Jeremy Waldron reviewed the book for The New York Review of Books, and was critical of Lewis' broad stance towards freedom of speech with respect to hate speech. Waldron later elaborated this position in his 2012 book The Harm in Hate Speech, in which he devoted an entire chapter to Lewis' book. Waldron emphasized that the problem with an expansive view of free speech is not the harm of hateful thoughts, but rather the negative impact resulting from widespread publication of the thoughts. He questioned whether children of racial groups criticized by widely published hate speech would be able to succeed in such an environment.

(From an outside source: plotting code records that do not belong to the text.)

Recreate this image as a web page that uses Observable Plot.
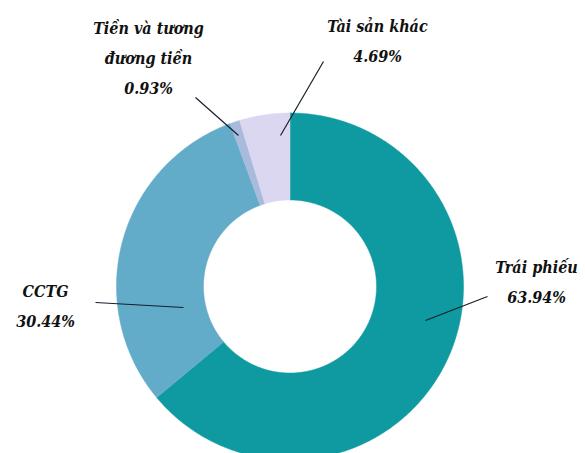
<!DOCTYPE html>
<html>
<head>
<meta charset="utf-8">
<script src="https://cdn.jsdelivr.net/npm/d3@7"></script>
<script src="https://cdn.jsdelivr.net/npm/@observablehq/plot@0.6"></script>
<style>
  html, body { margin: 0; padding: 0; background: #fff; }
  #chart { width: 585px; height: 453px; overflow: hidden; }
  #chart text { font-stretch: condensed; }
</style>
</head>
<body>
<div id="chart"></div>
<script>
// ---- data ----
const categories = ["Trái phiếu", "CCTG", "Tiền và tương đương tiền", "Tài sản khác"];
const labelTexts = ["Trái phiếu", "CCTG", "Tiền và tương\nđương tiền", "Tài sản khác"];
const shares = [63.94, 30.44, 0.93, 4.69];
const colors = ["#0e9aa0", "#62abc9", "#a9bbdc", "#dbd7f0"];

// ---- layout (pixel space) ----
const W = 585, H = 453;
const cx = 289.5, cy = 286, rOuter = 173.5, rInner = 86.5;
const labelLayout = [
  {tx: 536, ty: 266, lx1: 487, ly1: 296, lx2: 425, ly2: 320},
  {tx: 45,  ty: 290, lx1: 95,  ly1: 302, lx2: 183, ly2: 307},
  {tx: 148, ty: 27,  lx1: 195, ly1: 97,  lx2: 238, ly2: 135},
  {tx: 377, ty: 25,  lx1: 323, ly1: 61,  lx2: 280, ly2: 135}
];

const table = categories.map((c, i) => ({category: c, value: shares[i], label: labelTexts[i]}));

const pie = d3.pie().value(d => d.value).sort(null)(table);
const polyPts = [];
pie.forEach(p => {
  const n = Math.max(8, Math.ceil((p.endAngle - p.startAngle) / 0.01));
  const pts = [];
  for (let k = 0; k <= n; k++) {
    const a = p.startAngle + (p.endAngle - p.startAngle) * k / n;
    pts.push([cx + rOuter * Math.sin(a), cy - rOuter * Math.cos(a)]);
  }
  for (let k = n; k >= 0; k--) {
    const a = p.startAngle + (p.endAngle - p.startAngle) * k / n;
    pts.push([cx + rInner * Math.sin(a), cy - rInner * Math.cos(a)]);
  }
  pts.push(pts[0]);
  pts.forEach(([x, y]) => polyPts.push({category: p.data.category, x, y}));
});

const labels = table.map((d, i) => ({
  ...d,
  x: labelLayout[i].tx,
  y: labelLayout[i].ty,
  text: d.label + "\n" + d.value.toFixed(2) + "%"
}));
const leaders = table.map((d, i) => ({
  x1: labelLayout[i].lx1, y1: labelLayout[i].ly1,
  x2: labelLayout[i].lx2, y2: labelLayout[i].ly2
}));

const chart = Plot.plot({
  width: W,
  height: H,
  margin: 0,
  x: {domain: [0, W], range: [0, W], axis: null},
  y: {domain: [0, H], range: [0, H], axis: null},
  color: {domain: categories, range: colors},
  style: {background: "#fff"},
  marks: [
    Plot.line(polyPts, {x: "x", y: "y", z: "category", fill: "category", stroke: "category", strokeWidth: 0.5, curve: "linear"}),
    Plot.link(leaders, {x1: "x1", y1: "y1", x2: "x2", y2: "y2", stroke: "#15202a", strokeWidth: 1.2}),
    Plot.text(labels, {
      x: "x", y: "y", text: "text",
      lineAnchor: "top",
      dy: -15,
      lineHeight: 1.875,
      fontFamily: "DejaVu Serif",
      fontStyle: "italic",
      fontWeight: "bold",
      fontSize: 16,
      fill: "#111",
      textAnchor: "middle"
    })
  ]
});
document.getElementById("chart").appendChild(chart);
</script>
</body>
</html>
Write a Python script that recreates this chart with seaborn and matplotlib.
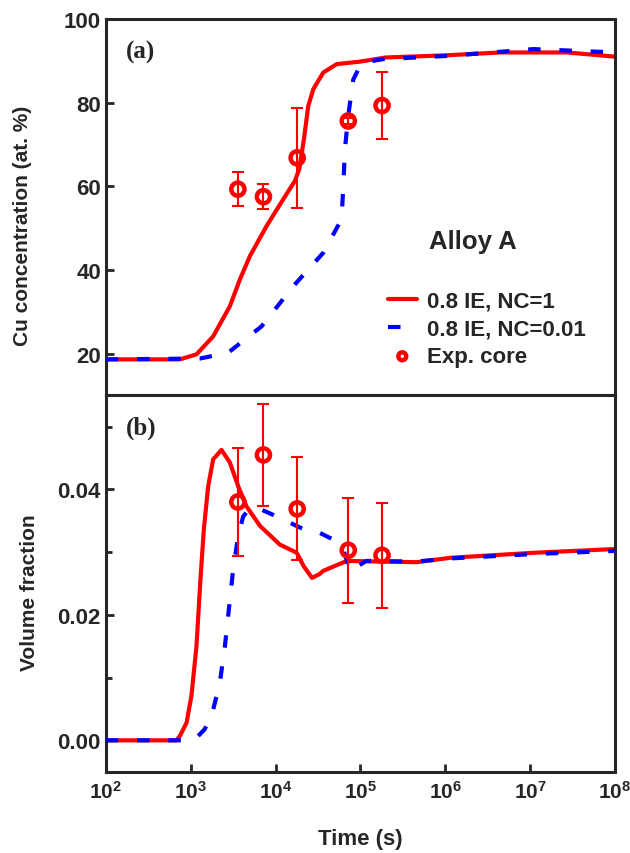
"""Cu concentration and volume fraction vs. time, Alloy A (two stacked panels)."""
import matplotlib
matplotlib.use("Agg")
import matplotlib.pyplot as plt
import pandas as pd
import seaborn as sns
from matplotlib.ticker import FixedLocator, FixedFormatter, MultipleLocator

# ---- panel (a): Cu concentration (at. %) ----
t_cu_nc1 = [100, 746, 1170, 1841, 2895, 3800, 4990, 7850, 12340, 16950,
            19050, 21630, 24320, 27860, 36560, 52500, 98800, 200000,
            1000000, 4500000, 27000000, 100000000]
cu_nc1 = [18.6, 18.6, 19.8, 24.1, 31.3, 37.7, 43.3, 50.5, 56.9, 61.3,
          64.1, 71.3, 79.2, 83.2, 87.2, 89.2, 89.8, 90.8,
          91.3, 92.0, 92.0, 91.0]

t_cu_nc001 = [100, 1283, 2766, 6850, 16200, 36560, 60000, 62700, 65800,
              71900, 82400, 98800, 117000, 186000, 1150000, 11000000,
              100000000]
cu_nc001 = [18.6, 18.8, 20.2, 26.5, 36.1, 44.1, 52.1, 59.3, 68.9,
            76.8, 85.5, 88.7, 89.7, 90.4, 91.2, 92.8, 92.0]

# ---- panel (b): volume fraction ----
t_vf_nc1 = [100, 680, 746, 894, 1021, 1170, 1304, 1429, 1607, 1841, 2309,
            2895, 3632, 4550, 6546, 11270, 17800, 21400, 26900, 33000,
            36300, 69000, 457000, 1150000, 11000000, 100000000]
vf_nc1 = [0.0, 0.0, 0.0007, 0.0028, 0.0071, 0.0150, 0.0257, 0.0336, 0.0405,
          0.0448, 0.0463, 0.0443, 0.0405, 0.0373, 0.0342, 0.0312, 0.0299,
          0.0278, 0.0259, 0.0265, 0.0270, 0.0286, 0.0284, 0.0291, 0.0299,
          0.0305]

t_vf_nc001 = [100, 1000, 1170, 1469, 1841, 2208, 2530, 2846, 3171, 3632,
              4159, 4990, 6250, 10700, 23400, 33000, 47900, 63000, 76000,
              117000, 457000, 1150000, 11000000, 100000000]
vf_nc001 = [0.0, 0.0, 0.0004, 0.0018, 0.0049, 0.0092, 0.0150, 0.0214,
            0.0273, 0.0326, 0.0357, 0.0370, 0.0370, 0.0356, 0.0334, 0.0331,
            0.0320, 0.0304, 0.0270, 0.0286, 0.0285, 0.0290, 0.0297, 0.0302]

# ---- experimental core measurements ----
t_exp = [3600, 7200, 18000, 72000, 180000]
cu_exp = [59.3, 57.5, 66.8, 75.6, 79.3]
cu_err = [4.0, 3.0, 12.0, 0.8, 8.0]
vf_exp = [0.0380, 0.0455, 0.0369, 0.0303, 0.0295]
vf_err = [0.0086, 0.0081, 0.0082, 0.0084, 0.0084]

ROJO = "#ff0000"
AZUL = "#0000ff"

sns.set_style("ticks")
plt.rcParams["font.family"] = ["Liberation Sans", "DejaVu Sans"]
plt.rcParams["font.weight"] = "bold"
plt.rcParams["axes.labelweight"] = "bold"
plt.rcParams["mathtext.fontset"] = "custom"
plt.rcParams["mathtext.rm"] = "Liberation Sans:bold"
plt.rcParams["mathtext.bf"] = "Liberation Sans:bold"
plt.rcParams["axes.linewidth"] = 2.2


def dibujar_panel(ax, t1, y1, t2, y2, y_exp, y_err, etiquetas):
    d1 = pd.DataFrame({"t": t1, "y": y1})
    d2 = pd.DataFrame({"t": t2, "y": y2})
    dexp = pd.DataFrame({"t": t_exp, "y": y_exp, "err": y_err})
    sns.lineplot(data=d1, x="t", y="y", color=ROJO, lw=3, sort=False,
                 estimator=None, label=etiquetas[0], ax=ax, zorder=2)
    sns.lineplot(data=d2, x="t", y="y", color=AZUL, lw=3, sort=False,
                 estimator=None, label=etiquetas[1], ax=ax, zorder=3,
                 linestyle=(0, (3, 4.5)))
    ax.errorbar(dexp["t"], dexp["y"], yerr=dexp["err"], fmt="none",
                ecolor=ROJO, elinewidth=1.5, capsize=4, capthick=1.5,
                zorder=4)
    sns.scatterplot(data=dexp, x="t", y="y", marker="o", s=90,
                    facecolors="none", edgecolor=ROJO, linewidth=3.2,
                    label=etiquetas[2], ax=ax, zorder=5)
    ax.set_xscale("log")
    ax.set_xlim(1e2, 1e8)
    ax.tick_params(direction="in", width=2, length=6, labelsize=16,
                   top=False, right=False)
    ax.tick_params(which="minor", direction="in", width=2, length=4)
    ax.xaxis.set_minor_locator(FixedLocator([]))


fig, (ax1, ax2) = plt.subplots(2, 1, figsize=(6.3, 8.54), dpi=100,
                               sharex=True)
fig.subplots_adjust(left=0.168, right=0.976, top=0.9766, bottom=0.0952,
                    hspace=0)

etiquetas = ["0.8 IE, NC=1", "0.8 IE, NC=0.01", "Exp. core"]
dibujar_panel(ax1, t_cu_nc1, cu_nc1, t_cu_nc001, cu_nc001,
              cu_exp, cu_err, etiquetas)
dibujar_panel(ax2, t_vf_nc1, vf_nc1, t_vf_nc001, vf_nc001,
              vf_exp, vf_err, etiquetas)

ax1.set_ylim(10, 100)
ax1.yaxis.set_major_locator(FixedLocator([20, 40, 60, 80, 100]))
ax2.set_ylim(-0.005, 0.055)
ax2.yaxis.set_major_locator(FixedLocator([0.0, 0.02, 0.04]))
ax2.yaxis.set_major_formatter(FixedFormatter(["0.00", "0.02", "0.04"]))
ax2.yaxis.set_minor_locator(MultipleLocator(0.01))

decadas = [2, 3, 4, 5, 6, 7, 8]
ax2.xaxis.set_major_locator(FixedLocator([10.0 ** d for d in decadas]))
ax2.xaxis.set_major_formatter(
    FixedFormatter([rf"$\mathbf{{10^{{{d}}}}}$" for d in decadas]))
ax2.tick_params(axis="x", pad=6, labelsize=15)
ax1.tick_params(axis="x", length=0)

ax1.set_xlabel("")
ax2.set_xlabel("Time (s)", fontsize=16, labelpad=19)
ax1.set_ylabel("Cu concentration (at. %)", fontsize=15)
ax2.set_ylabel("Volume fraction", fontsize=15)
ax1.yaxis.set_label_coords(-0.145, 0.452)
ax2.yaxis.set_label_coords(-0.132, 0.477)

for ax, letra in [(ax1, "(a)"), (ax2, "(b)")]:
    ax.text(0.039, 0.915, letra, transform=ax.transAxes, fontsize=18,
            fontweight="bold", family=["Liberation Serif", "DejaVu Serif"],
            ha="left", va="center")

ax1.text(0.721, 0.41, "Alloy A", transform=ax1.transAxes, fontsize=18.5,
         fontweight="bold", ha="center", va="center")
ax1.legend(loc="lower left", bbox_to_anchor=(0.554, 0.075), frameon=False,
           prop={"weight": "bold", "size": 16}, handlelength=1.3,
           handletextpad=0.45, labelspacing=0.3, markerscale=0.6,
           borderpad=0, borderaxespad=0)
ax2.get_legend().remove()

fig.savefig("out.png", dpi=100)
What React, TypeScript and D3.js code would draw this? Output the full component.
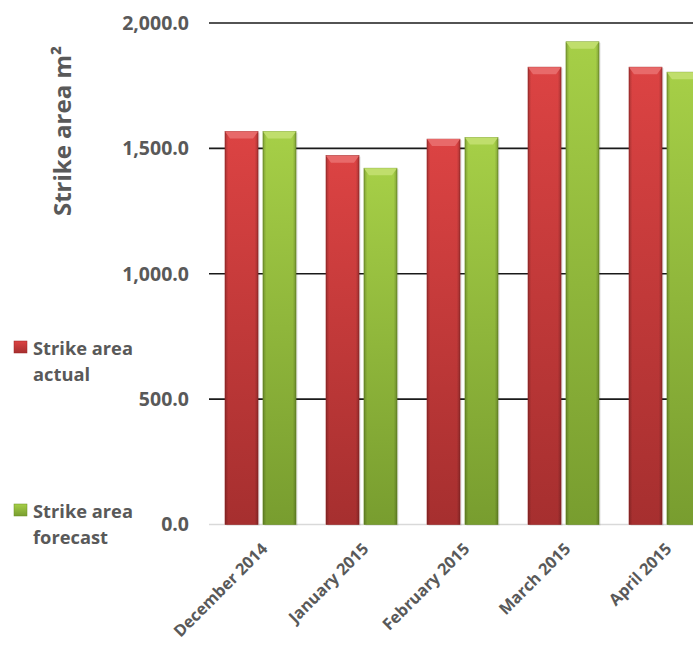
import React from "react";
import * as d3 from "d3";

const categories = ["December 2014", "January 2015", "February 2015", "March 2015", "April 2015"];
const actualValues = [1567, 1471, 1537, 1824, 1824];
const forecastValues = [1567, 1421, 1543, 1925, 1804];
const yTicks = [0, 500, 1000, 1500, 2000];
const seriesNames = ["Strike area actual", "Strike area forecast"];

const W = 693;
const H = 645;
const FONT = "'Open Sans', 'DejaVu Sans', sans-serif";
const TEXT = "#595959";

export default function App() {
  const y = d3.scaleLinear().domain([0, 2000]).range([524.5, 23]);
  const x0 = d3.scaleBand<string>().domain(categories).range([210, 715]).paddingInner(0.297).paddingOuter(0.1485);
  const x1 = d3.scaleBand<string>().domain(["a", "f"]).range([0, x0.bandwidth()]).paddingInner(0.13);
  const fmt = d3.format(",.1f");
  const series = [
    { key: "a", values: actualValues, grad: "gRed", bevel: "#e86a6a", edge: "#9c2626" },
    { key: "f", values: forecastValues, grad: "gGreen", bevel: "#c0de6c", edge: "#6a8f22" },
  ];
  const bw = x1.bandwidth();
  return (
    <svg width={W} height={H} style={{ position: "absolute", left: 0, top: 0, background: "#fff" }} fontFamily={FONT}>
      <defs>
        <linearGradient id="gRed" x1="0" y1="0" x2="0" y2="1">
          <stop offset="0" stopColor="#dc4343" />
          <stop offset="1" stopColor="#a62f2f" />
        </linearGradient>
        <linearGradient id="gGreen" x1="0" y1="0" x2="0" y2="1">
          <stop offset="0" stopColor="#a6cf47" />
          <stop offset="1" stopColor="#789d2f" />
        </linearGradient>
        <linearGradient id="gEdge" x1="0" y1="0" x2="1" y2="0">
          <stop offset="0" stopColor="#000" stopOpacity="0.22" />
          <stop offset="0.1" stopColor="#000" stopOpacity="0" />
          <stop offset="0.9" stopColor="#000" stopOpacity="0" />
          <stop offset="1" stopColor="#000" stopOpacity="0.22" />
        </linearGradient>
        <clipPath id="clip">
          <rect x={0} y={0} width={W} height={H} />
        </clipPath>
      </defs>
      <g clipPath="url(#clip)">
        <line x1={209} x2={W} y1={y(0)} y2={y(0)} stroke="#d9d9d9" strokeWidth={1.5} />
        {yTicks.filter((t) => t > 0).map((t) => (
          <line key={t} x1={209} x2={W} y1={y(t)} y2={y(t)} stroke="#1a1a1a" strokeWidth={1.6} />
        ))}
        {categories.map((c, i) => (
          <g key={c}>
            {series.map((s) => {
              const bx = (x0(c) as number) + (x1(s.key) as number);
              const top = y(s.values[i]);
              const h = y(0) - top;
              return (
                <g key={s.key}>
                  <rect x={bx + 1.5} y={top + 1} width={bw} height={h} fill="#000" opacity={0.12} />
                  <rect x={bx} y={top} width={bw} height={h} fill={`url(#${s.grad})`} stroke={s.edge} strokeWidth={0.6} />
                  <rect x={bx} y={top} width={bw} height={h} fill="url(#gEdge)" />
                  <polygon
                    points={`${bx},${top} ${bx + bw},${top} ${bx + bw - 5},${top + 7} ${bx + 5},${top + 7}`}
                    fill={s.bevel}
                  />
                </g>
              );
            })}
          </g>
        ))}
      </g>
      {yTicks.map((t) => (
        <text key={t} x={189} y={y(t)} dy="0.35em" textAnchor="end" fontSize={19.5} fontWeight="bold" fill={TEXT}>
          {fmt(t)}
        </text>
      ))}
      <text transform={`translate(71,131) rotate(-90)`} textAnchor="middle" fontSize={24} fontWeight="bold" fill={TEXT}>
        Strike area m²
      </text>
      {categories.map((c) => (
        <text
          key={c}
          transform={`translate(${(x0(c) as number) + x0.bandwidth() / 2 + 8},${550}) rotate(-45)`}
          textAnchor="end"
          fontSize={16.3}
          fontWeight="bold"
          fill={TEXT}
        >
          {c}
        </text>
      ))}
      {seriesNames.map((n, i) => {
        const ly = i === 0 ? 341 : 504;
        const words = n.split(" ");
        return (
          <g key={n}>
            <rect
              x={14}
              y={ly}
              width={13}
              height={12}
              fill={`url(#${i === 0 ? "gRed" : "gGreen"})`}
              stroke={i === 0 ? "#9c2626" : "#6a8f22"}
              strokeWidth={0.5}
            />
            <text x={33} y={ly + 13.5} fontSize={18.3} fontWeight="bold" fill={TEXT}>
              <tspan x={33}>{words.slice(0, 2).join(" ")}</tspan>
              <tspan x={33} dy={26}>{words[2]}</tspan>
            </text>
          </g>
        );
      })}
    </svg>
  );
}
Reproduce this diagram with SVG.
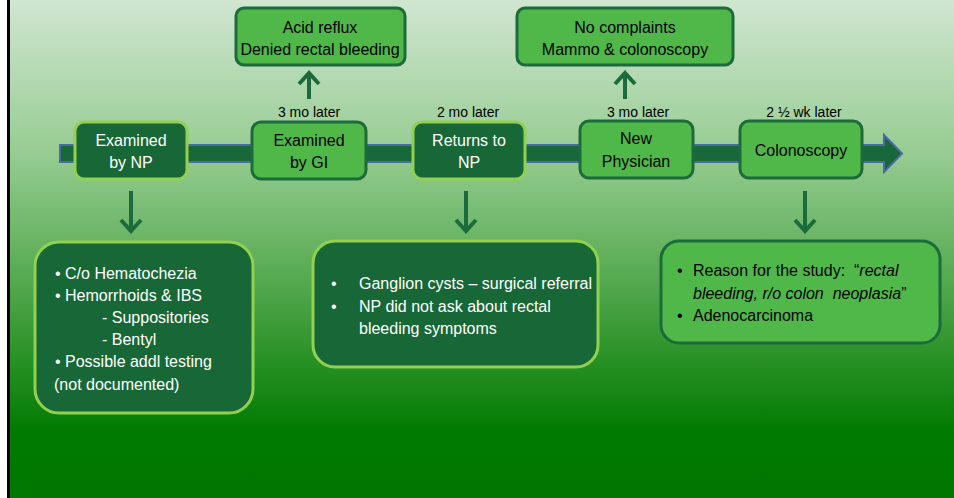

Former U.S. Supreme Court Justice John Paul Stevens analyzed The Harm in Hate Speech and discussed Freedom for the Thought That We Hate, in a review for The New York Review of Books. Justice Stevens recounted Lewis' argument that an acceptance of hate speech is necessary, because attempts to regulate it would cause encroachment upon expression of controversial viewpoints. He pointed out that Lewis and Waldron agreed that Americans have more freedom of speech than citizens of any other country. In his review, Stevens cited the 2011 decision in Snyder v. Phelps as evidence that the majority of the U.S. Supreme Court supported the right of the people to express hateful views on matters of public importance. Stevens concluded that, although Waldron was unsuccessful in convincing him that legislators should ban all hate speech, The Harm in Hate Speech persuaded him that government leaders should refrain from using such language themselves.